Time	12.11 a.m.	12:41 a.m.	13:20 p.m.	14:00 p.m.	14:35 p.m.	15:05 p.m.	15:50 p.m.	16:20 p.m.
$x_1$ ($\phi =\arctan (x_1)$)	1.2490 (51.32°)	1.8738 (61.91°)	1.4863 (56.07°)	2.5820 (68.82°)	2.096 (64.49°)	1.892 (62.14°)	1.7030 (59.58°)	1.2165 (50.58°)
$x_0$ ($c=x_0$, kPa)	78.7	3.603	87.3667	−105.7337	71.5	135.1	161.2	190.9

. From Table 5, it was found that the calculated friction angles are also located in the interval of [50°, 70°]. Comparing Table 5 with Table 4, one can see that the cohesion values obtained by the proposed regression method are more reasonable and reliable than those obtained by the traditional regression method. Using the proposed regression method, only the calculated cohesions of 12:41 a.m. and 14:00 p.m. are determined to be wrong, since these two values are abnormally small. Other cohesion values basically increase with the increase in time, and the distribution interval is more reasonable than that in Table 4. For example, the value 78.7 in Table 5 is more reasonable than the value 100.9 in Table 4 for 12.11 a.m. This is because the concrete is in the initial setting state at 12.11 a.m., and its cohesion should not be so large. For 16:20 p.m., the value 190.9 in Table 5 is more reasonable than the value 143.25 in Table 4. This is because the concrete is in the final setting state at 16:20 p.m., and its cohesion should be a lot larger.

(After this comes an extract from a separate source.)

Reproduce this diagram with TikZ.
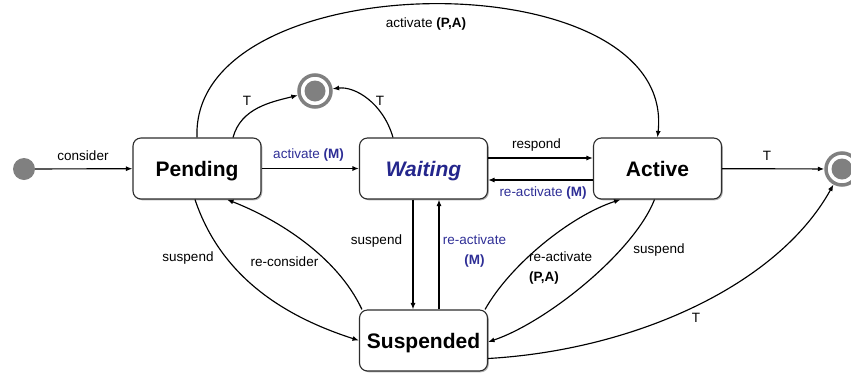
\documentclass[tikz,border=0pt]{standalone}
\usepackage{fontspec}
\setmainfont{Liberation Sans}
\usetikzlibrary{arrows.meta,shadows,calc}
\definecolor{fgray}{RGB}{128,128,128}
\definecolor{lblue}{RGB}{46,46,150}
\definecolor{wblue}{RGB}{36,38,140}
\definecolor{bord}{RGB}{45,45,45}
\begin{document}
\begin{tikzpicture}[x=1pt,y=-1pt,
  >={Latex[length=6.5pt,width=5pt]},
  state/.style={draw=bord, rounded corners=8pt, minimum width=128pt, minimum height=61pt,
    line width=1.1pt, fill=white, font=\fontsize{21}{25}\selectfont\bfseries,
    text height=16pt, text depth=0pt,
    drop shadow={shadow xshift=1.3pt, shadow yshift=-1.3pt, opacity=0.3, fill=black}},
  lbl/.style={font=\fontsize{13.5}{20}\selectfont, inner sep=0pt},
  edge/.style={->, line width=1.15pt},
  final/.style={circle, draw=fgray, line width=3.5pt, fill=white, minimum size=32pt, inner sep=0pt,
    path picture={\fill[fgray] (path picture bounding box.center) circle (10.5pt);}},
  initial/.style={circle, fill=fgray, minimum size=22pt, inner sep=0pt}
]
\useasboundingbox (0,0) rectangle (851,373);

\node[initial] (I) at (24,169) {};
\node[state] (P) at (197,168.5) {Pending};
\node[state, text=wblue, font=\fontsize{21}{25}\selectfont\bfseries\itshape] (W) at (423.5,168.5) {Waiting};
\node[state] (A) at (657.5,168.5) {Active};
\node[state] (S) at (423.5,340.5) {Suspended};
\node[final] (F1) at (315,91) {};
\node[final] (F2) at (842,169) {};

% connectors
\draw[edge] (I) -- (P);
\draw[edge] (P) -- (W);
\draw[edge] ([yshift=10.5pt]W.east) -- ([yshift=10.5pt]A.west);
\draw[edge] ([yshift=-11.5pt]A.west) -- ([yshift=-11.5pt]W.east);
\draw[edge] (A) -- (F2);
\draw[edge] ([xshift=36pt]P.north) .. controls (241,108) and (271,102) .. (F1);
\draw[edge] ([xshift=-30.5pt]W.north) .. controls (383,103) and (355,86) .. (F1);
\draw[edge] (P.north) .. controls (190,-38) and (677,-42) .. (A.north);
\draw[edge] ([xshift=-2pt]P.south) .. controls (222,280) and (289,318) .. (S.west);
\draw[edge] ([xshift=3pt]S.north west) .. controls (337,256) and (277,219) .. ([xshift=30pt]P.south);
\draw[edge] ([xshift=-10.5pt]W.south) -- ([xshift=-10.5pt]S.north);
\draw[edge] ([xshift=15.5pt]S.north) -- ([xshift=15.5pt]W.south);
\draw[edge] ([xshift=-3pt]S.north east) .. controls (510,265) and (570,216) .. ([xshift=-37pt]A.south);
\draw[edge] ([xshift=-3pt]A.south) .. controls (634,252) and (547,322) .. ([yshift=-1.5pt]S.east);
\draw[edge] ([yshift=-18pt]S.east) .. controls (635,350) and (778,285) .. (F2);

% labels
\node[lbl] (l1) at (83,156) {consider};
\node[lbl, text=lblue] (l2) at (308.5,155) {activate \textbf{(M)}};
\node[lbl] (l3) at (536.5,145) {respond};
\node[lbl, text=lblue] (l4) at (543,193) {re-activate \textbf{(M)}};
\node[lbl] (l5) at (767,156) {T};
\node[lbl] (l6) at (247,101) {T};
\node[lbl] (l7) at (380,101) {T};
\node[lbl] (l8) at (426,24) {activate \textbf{(P,A)}};
\node[lbl] (l9) at (188,258) {suspend};
\node[lbl] (l10) at (284.5,262) {re-consider};
\node[lbl] (l11) at (376.5,241) {suspend};
\node[lbl, text=lblue, align=center] (l12) at (474.5,251.5) {re-activate\\\textbf{(M)}};
\node[lbl, align=left, anchor=west] (l13) at (529,268) {re-activate\\\textbf{(P,A)}};
\node[lbl] (l14) at (659,250) {suspend};
\node[lbl] (l15) at (696,318) {T};
\end{tikzpicture}
\end{document}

From the above results, it was found that the friction angle of the concrete has little relationship with concrete age, but the cohesion is closely related to the age of concrete. Generally, the cohesion of concrete increases with the increase in age. From Table 5, the valid data for the relationship of concrete cohesion with age are listed in

Table 6. The valid cohesion–age data obtained by the proposed regression analysis.

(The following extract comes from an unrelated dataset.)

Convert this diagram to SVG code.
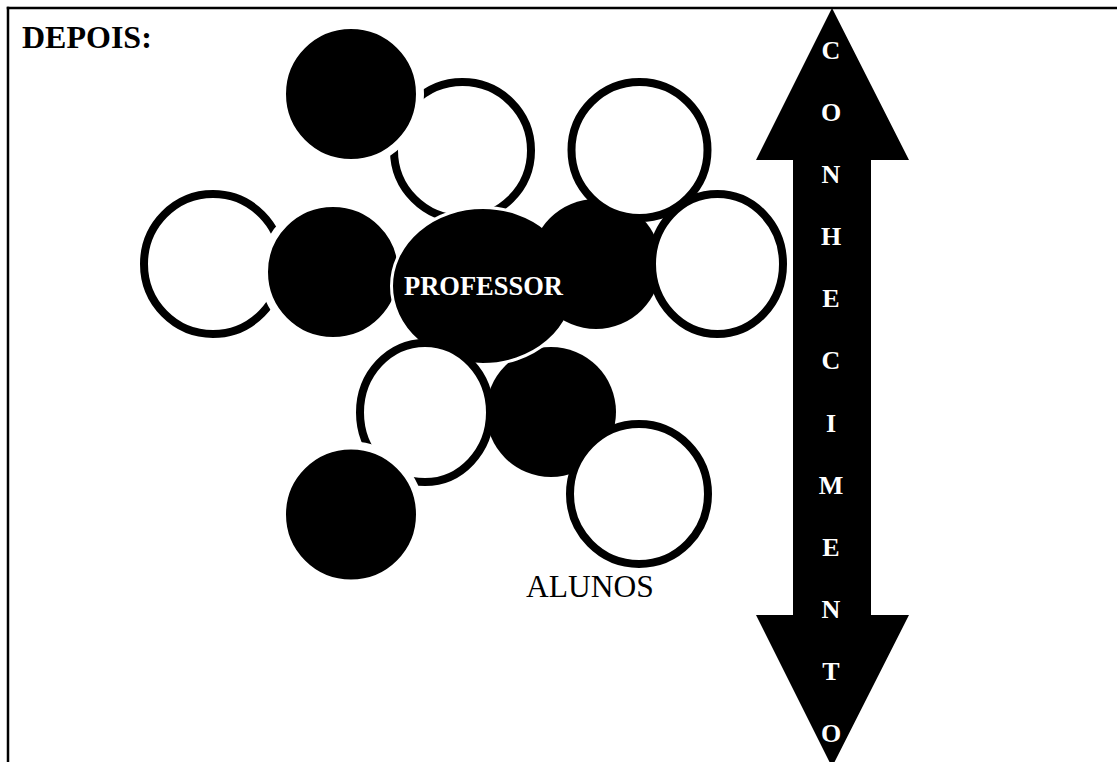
<svg xmlns="http://www.w3.org/2000/svg" width="1117" height="762" viewBox="0 0 1117 762">
  <style>
    .frame { stroke: #000; stroke-width: 2.5; fill: none; }
    .ring { fill: #fff; stroke: #000; stroke-width: 8; }
    .dot { fill: #000; stroke: #fff; stroke-width: 8; }
    .dot-plain { fill: #000; }
    .prof { fill: #000; stroke: #fff; stroke-width: 3; }
    .title { font-family: "Liberation Serif", "Times New Roman", serif; font-weight: bold; font-size: 32px; fill: #000; }
    .ptext { font-family: "Liberation Serif", "Times New Roman", serif; font-weight: bold; font-size: 26.5px; fill: #fff; text-anchor: middle; }
    .alunos { font-family: "Liberation Serif", "Times New Roman", serif; font-size: 31.5px; fill: #000; }
    .arrowtxt { font-family: "Liberation Serif", "Times New Roman", serif; font-weight: bold; font-size: 26px; fill: #fff; text-anchor: middle; }
  </style>
  <rect width="1117" height="762" fill="#fff"/>
  <g id="frame">
    <line class="frame" x1="6.75" y1="8" x2="1117" y2="8"/>
    <line class="frame" x1="8" y1="6.75" x2="8" y2="762"/>
  </g>
  <g id="title">
    <text class="title" x="22" y="48">DEPOIS:</text>
  </g>
  <g id="ring-left"><ellipse class="ring" cx="213" cy="264" rx="69" ry="70"/></g>
  <g id="ring-top"><circle class="ring" cx="462.5" cy="150.5" r="68.5"/></g>
  <g id="dot-top"><circle class="dot" cx="351" cy="94" r="69"/></g>
  <g id="dot-left"><circle class="dot" cx="333" cy="272" r="69"/></g>
  <g id="dot-lower-mid"><circle class="dot-plain" cx="551" cy="412" r="65"/></g>
  <g id="professor">
    <ellipse class="prof" cx="483" cy="286" rx="91.5" ry="78.5"/>
  </g>
  <g id="dot-right"><circle class="dot-plain" cx="596" cy="264" r="65"/></g>
  <g id="ring-top-right"><circle class="ring" cx="639.5" cy="150" r="68"/></g>
  <g id="ring-right"><ellipse class="ring" cx="717.5" cy="264" rx="65.5" ry="70"/></g>
  <g id="ring-lower-left"><ellipse class="ring" cx="425" cy="412.5" rx="65" ry="69.5"/></g>
  <g id="ring-lower-right"><ellipse class="ring" cx="639" cy="494" rx="69" ry="70"/></g>
  <g id="dot-bottom"><circle class="dot" cx="351" cy="514.5" r="69"/></g>
  <g id="professor-label">
    <text class="ptext" x="483.5" y="295">PROFESSOR</text>
  </g>
  <g id="alunos-label">
    <text class="alunos" x="526" y="597">ALUNOS</text>
  </g>
  <g id="conhecimento">
    <polygon fill="#000" points="832,8 909,160 871,160 871,615 909,615 832,767 756,615 793,615 793,160 756,160"/>
    <text class="arrowtxt" x="831" y="59">C</text>
    <text class="arrowtxt" x="831" y="121">O</text>
    <text class="arrowtxt" x="831" y="183">N</text>
    <text class="arrowtxt" x="831" y="245">H</text>
    <text class="arrowtxt" x="831" y="307">E</text>
    <text class="arrowtxt" x="831" y="369">C</text>
    <text class="arrowtxt" x="831" y="432">I</text>
    <text class="arrowtxt" x="831" y="494">M</text>
    <text class="arrowtxt" x="831" y="556">E</text>
    <text class="arrowtxt" x="831" y="618">N</text>
    <text class="arrowtxt" x="831" y="680">T</text>
    <text class="arrowtxt" x="831" y="742">O</text>
  </g>
  <g id="connectors"/>
</svg>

Length of Time	3.35 h	4.5 h	5.75 h	6.25 h	7 h	7.5 h
Cohesion $c$ (kPa)	78.7	87.3667	71.5	135.1	161.2	190.9

and Figure 6. It is obvious that the cohesion of concrete at a super-early age tends to increase rapidly with time.

4. Conclusions

In this work, direct shear experiments are carried out to obtain the cohesion and friction angle of the concrete at a super-early age. A new robust regression analysis method is proposed to replace the traditional regression analysis method in order to analysis the measured data with great discreteness and randomness. From the test and numerical analysis, the following main conclusions can be obtained. (1) The existing regression algorithm using the least-square estimation is not suitable for computing some mechanical parameters of concrete, since the measured data are very discrete and random. (2) The proposed new regression algorithm can successfully overcome data discreteness and randomness, obtaining more reasonable and accurate calculation results. (3) It is found that the friction angles of the super-early age concrete are located in the interval of [50°, 70°]. (4) The cohesion of the concrete is about 78.7 kPa at the initial setting state and about 190.9 kPa at the final setting state, respectively. It is obvious that the cohesion of the concrete at a super-early age tends to increase rapidly with time. The theoretical and experimental results of this work can be used as references in related engineering practice. Specifically, the new regression method proposed in this paper can be extended to the data analysis of other mechanical parameters of concrete and can also be used in the data analysis of mechanical parameters of other brittle materials such as rock. The experimental results on the early cohesion and friction angles of concrete can be used to analyze the adverse effects of vibration on fresh concrete members in pile driving and blasting projects. It should be highlighted that this research is carried out only for one concrete mix. As the results are of practical importance, these tests can be continued in the future for different types of concrete and for different time parameters.